Luckily, it seems that other people do relate to Brain in Gear, which scooped the Bafta for best short form programme and has been commissioned for a full series on BBC Two. “There is a kind of validation in seeing that we’re all similar in this thing, right? We all battle with our thoughts and the different versions of ourselves that we put out there.”
Yet, imposter syndrome still lurks in the background. “I think it’s part and parcel of when you’re marginalised or have had to hustle in any industry; when you do finally get a break, you’re sort of like – what’s the catch? You wonder if you really deserved it. I had a lot of that during the nomination, and caught myself thinking: ‘It was all so white before, so maybe now they’re overcompensating.’”
But Ikumelo may have to get more comfortable with being recognised. Already familiar to international audiences after an appearance in Netflix’s Sex Education, she’s also working on Amazon’s reimagining of A League of Their Own, alongside Broad City’s Abbi Jacobson.
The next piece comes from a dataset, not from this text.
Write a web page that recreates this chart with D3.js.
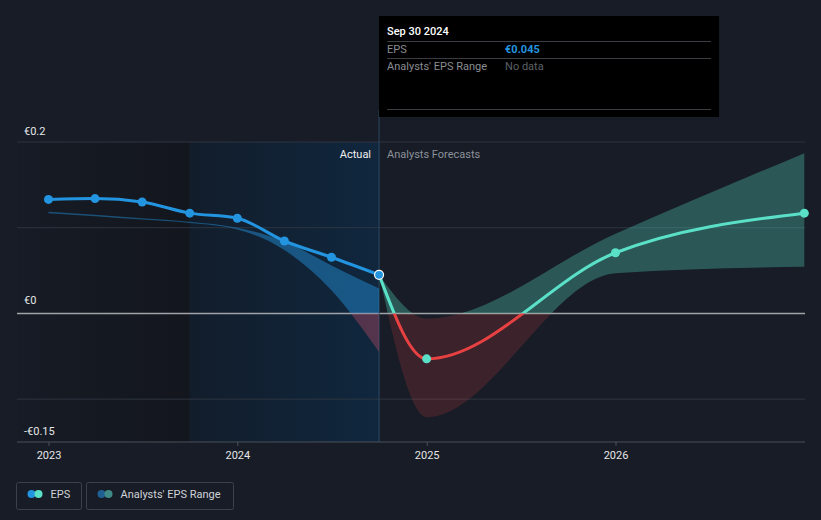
<!DOCTYPE html>
<html><head><meta charset="utf-8">
<script src="https://cdn.jsdelivr.net/npm/d3@7"></script>
<style>
html,body{margin:0;padding:0;background:#171c26;}
svg{display:block;font-family:Roboto,"Noto Sans",sans-serif;}
</style></head>
<body><svg id="c" width="821" height="520"></svg>
<script>
// ---- data ----
const actualDates = ["2022-12-31","2023-03-31","2023-06-30","2023-09-30","2023-12-31","2024-03-31","2024-06-30","2024-09-30"];
const actualEps = [0.133,0.134,0.130,0.117,0.111,0.0845,0.0655,0.045];
const pastRangeDates = ["2022-12-31","2023-03-31","2023-06-30","2023-09-30","2023-12-31","2024-03-31","2024-06-30","2024-09-30"];
const pastRangeLow  = [0.1170,0.1135,0.1095,0.1055,0.0980,0.074,0.027,-0.045];
const pastRangeHigh = [0.1185,0.1150,0.1110,0.1070,0.1000,0.084,0.056,0.029];
const fcDates = ["2024-09-30","2024-12-31","2025-12-31","2026-12-31"];
const fcEps = [0.045,-0.053,0.0708,0.117];
const fcLow = [0.045,-0.121,0.047,0.0545];
const fcHigh = [0.045,-0.006,0.093,0.187];
const yTicks = [0.2,0,-0.15];
const yTickLabels = ["€0.2","€0","-€0.15"];
const yGrid = [0.2,0.1,0,-0.1];
const xTicks = ["2023-01-01","2024-01-01","2025-01-01","2026-01-01"];
const xTickLabels = ["2023","2024","2025","2026"];

const P = s => new Date(s+"T00:00:00Z");
const svg = d3.select("#c");
const x = d3.scaleUtc().domain([P("2023-01-01"),P("2026-01-01")]).range([49,616]);
const y = d3.scaleLinear().domain([-0.15,0.2]).range([442,142]);
const L = 17, R = 805, T = 142, B = 442;

const defs = svg.append("defs");
const g1 = defs.append("linearGradient").attr("id","darkG").attr("x1",0).attr("x2",1).attr("y1",0).attr("y2",0);
g1.append("stop").attr("offset",0).attr("stop-color","#161b25");
g1.append("stop").attr("offset",1).attr("stop-color","#13161d");
const g2 = defs.append("linearGradient").attr("id","blueG").attr("x1",0).attr("x2",1).attr("y1",0).attr("y2",0);
g2.append("stop").attr("offset",0).attr("stop-color","#121d2b");
g2.append("stop").attr("offset",1).attr("stop-color","#10273e");
defs.append("clipPath").attr("id","above").append("rect").attr("x",0).attr("y",0).attr("width",821).attr("height",y(0));
defs.append("clipPath").attr("id","below").append("rect").attr("x",0).attr("y",y(0)).attr("width",821).attr("height",520-y(0));

// background regions
const lastActual = P(actualDates[actualDates.length-1]);
const yearBefore = P("2023-09-30");
svg.append("rect").attr("x",L).attr("y",T).attr("width",x(yearBefore)-L).attr("height",B-T).attr("fill","url(#darkG)");
svg.append("rect").attr("x",x(yearBefore)).attr("y",T).attr("width",x(lastActual)-x(yearBefore)).attr("height",B-T).attr("fill","url(#blueG)");

// grid
svg.selectAll(".grid").data(yGrid).enter().append("line")
  .attr("x1",L).attr("x2",R).attr("y1",d=>y(d)).attr("y2",d=>y(d))
  .attr("stroke",d=>d===0?"#a0a4a8":"#2e3540").attr("stroke-width",d=>d===0?1.5:1);

// vertical divider
svg.append("line").attr("x1",x(lastActual)).attr("x2",x(lastActual)).attr("y1",110).attr("y2",B)
  .attr("stroke","#2d4863").attr("stroke-width",1);

// bands
const curve = d3.curveMonotoneX;
const pastBand = pastRangeDates.map((d,i)=>({d:P(d),lo:pastRangeLow[i],hi:pastRangeHigh[i]}));
const fcBand = fcDates.map((d,i)=>({d:P(d),lo:fcLow[i],hi:fcHigh[i]}));
const area = d3.area().x(d=>x(d.d)).y0(d=>y(d.lo)).y1(d=>y(d.hi)).curve(curve);
svg.append("path").attr("d",area(pastBand)).attr("fill","#2394df").attr("fill-opacity",0.45).attr("clip-path","url(#above)");
svg.append("path").attr("d",area(pastBand)).attr("fill","#d0506a").attr("fill-opacity",0.35).attr("clip-path","url(#below)");
svg.append("path").attr("d",area(fcBand)).attr("fill","#5be0c8").attr("fill-opacity",0.3).attr("clip-path","url(#above)");
svg.append("path").attr("d",area(fcBand)).attr("fill","#e84142").attr("fill-opacity",0.18).attr("clip-path","url(#below)");

// lines
const line = d3.line().x(d=>x(d.d)).y(d=>y(d.v)).curve(curve);
const act = actualDates.map((d,i)=>({d:P(d),v:actualEps[i]}));
const fc = fcDates.map((d,i)=>({d:P(d),v:fcEps[i]}));
svg.append("path").attr("d",line(fc)).attr("fill","none").attr("stroke","#5be0c8").attr("stroke-width",3).attr("clip-path","url(#above)");
svg.append("path").attr("d",line(fc)).attr("fill","none").attr("stroke","#e84142").attr("stroke-width",3).attr("clip-path","url(#below)");
svg.append("path").attr("d",line(act)).attr("fill","none").attr("stroke","#2394df").attr("stroke-width",3);

// dots
svg.selectAll(".ad").data(act.slice(0,-1)).enter().append("circle")
  .attr("cx",d=>x(d.d)).attr("cy",d=>y(d.v)).attr("r",4.5).attr("fill","#2394df");
svg.selectAll(".fd").data(fc.slice(1)).enter().append("circle")
  .attr("cx",d=>x(d.d)).attr("cy",d=>y(d.v)).attr("r",4.5).attr("fill","#5be0c8");
const la = act[act.length-1];
svg.append("circle").attr("cx",x(la.d)).attr("cy",y(la.v)).attr("r",4.5).attr("fill","#2394df").attr("stroke","#ffffff").attr("stroke-width",1.2);

// x axis
svg.append("line").attr("x1",L).attr("x2",R).attr("y1",B).attr("y2",B).attr("stroke","#4a515a").attr("stroke-width",1);
const xt = svg.selectAll(".xt").data(xTicks).enter().append("g").attr("transform",d=>`translate(${x(P(d))},0)`);
xt.append("line").attr("y1",B).attr("y2",B+4).attr("stroke","#4a515a");
xt.append("text").attr("y",459).attr("text-anchor","middle").attr("fill","#e6e6e6").attr("font-size",11)
  .text((d,i)=>xTickLabels[i]);

// y labels
svg.selectAll(".yl").data(yTicks).enter().append("text")
  .attr("x",24).attr("y",d=>y(d) + (d===0?-9:-7))
  .attr("fill","#e6e6e6").attr("font-size",11).text((d,i)=>yTickLabels[i]);

// region labels
svg.append("text").attr("x",x(lastActual)-8).attr("y",158).attr("text-anchor","end").attr("fill","#f0f0f0").attr("font-size",11).text("Actual");
svg.append("text").attr("x",x(lastActual)+8).attr("y",158).attr("fill","#8c9199").attr("font-size",11).text("Analysts Forecasts");

// tooltip
const tx = x(lastActual);
svg.append("rect").attr("x",tx).attr("y",16).attr("width",340).attr("height",101).attr("fill","#000000");
svg.append("text").attr("x",tx+8).attr("y",35).attr("fill","#ffffff").attr("font-size",11).attr("font-weight",500).text("Sep 30 2024");
[41.5,58.5,109.5].forEach(v=>svg.append("line").attr("x1",tx+8).attr("x2",tx+332).attr("y1",v).attr("y2",v).attr("stroke","#3a3d42"));
svg.append("text").attr("x",tx+8).attr("y",53).attr("fill","#8a8d92").attr("font-size",11).text("EPS");
svg.append("text").attr("x",tx+126).attr("y",53).attr("fill","#2394df").attr("font-size",11).attr("font-weight",700).text("€" + la.v.toFixed(3));
svg.append("text").attr("x",tx+8).attr("y",70).attr("fill","#8a8d92").attr("font-size",11).text("Analysts' EPS Range");
svg.append("text").attr("x",tx+126).attr("y",70).attr("fill","#5c6066").attr("font-size",11).text("No data");

// legend
const leg = [{x:16.5,w:65,label:"EPS",c1:"#2394df",c2:"#5be0c8"},{x:86.5,w:147,label:"Analysts' EPS Range",c1:"#1f5f92",c2:"#3f8a86"}];
leg.forEach(l=>{
  svg.append("rect").attr("x",l.x).attr("y",482.5).attr("width",l.w).attr("height",27).attr("rx",2).attr("fill","none").attr("stroke","#3a414b");
  svg.append("circle").attr("cx",l.x+15).attr("cy",494).attr("r",4).attr("fill",l.c1);
  svg.append("circle").attr("cx",l.x+22).attr("cy",494).attr("r",4).attr("fill",l.c2);
  svg.append("text").attr("x",l.x+34).attr("y",498).attr("fill","#d0d3d8").attr("font-size",11).text(l.label);
});
</script></body></html>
The 1992 film, a fictionalised account of a second world war all-female baseball team, provides a commentary on gender that Ikumelo thinks has more mileage for a series in 2020. “There is always a nervousness about taking source material that is beloved, and making it into something else, but in the realm of women’s rights and identity, there’s going to be a lot of things that pack a punch in this show.”
For Ikumelo, the near-future is set – but she resists complacency at all costs. “I’m always thinking, overthinking often, about the future. Yes, there’s a lot happening now – but I’m still going: ‘OK, but what about after that?’ Because this moment, well, I don’t want it to just be a moment.”
In the spirit of Boss Bitch Remi, her plans are ambitious: “I will have my own kingdom!” By this, she means she wants to change the existing structures of the industry, or create new ones, to nurture talent from underrepresented backgrounds. It’s something she’s already put time into as leader of east London non-profit organisation Faith Drama Productions. “You have to make the soil fertile for others to do things, because everyone benefits.”
She admits that her next steps are as daunting as they are exciting. “You’ve taken away all my flippin’ barriers – now I just have to fly. What the hell are you gonna do, Gbemi?”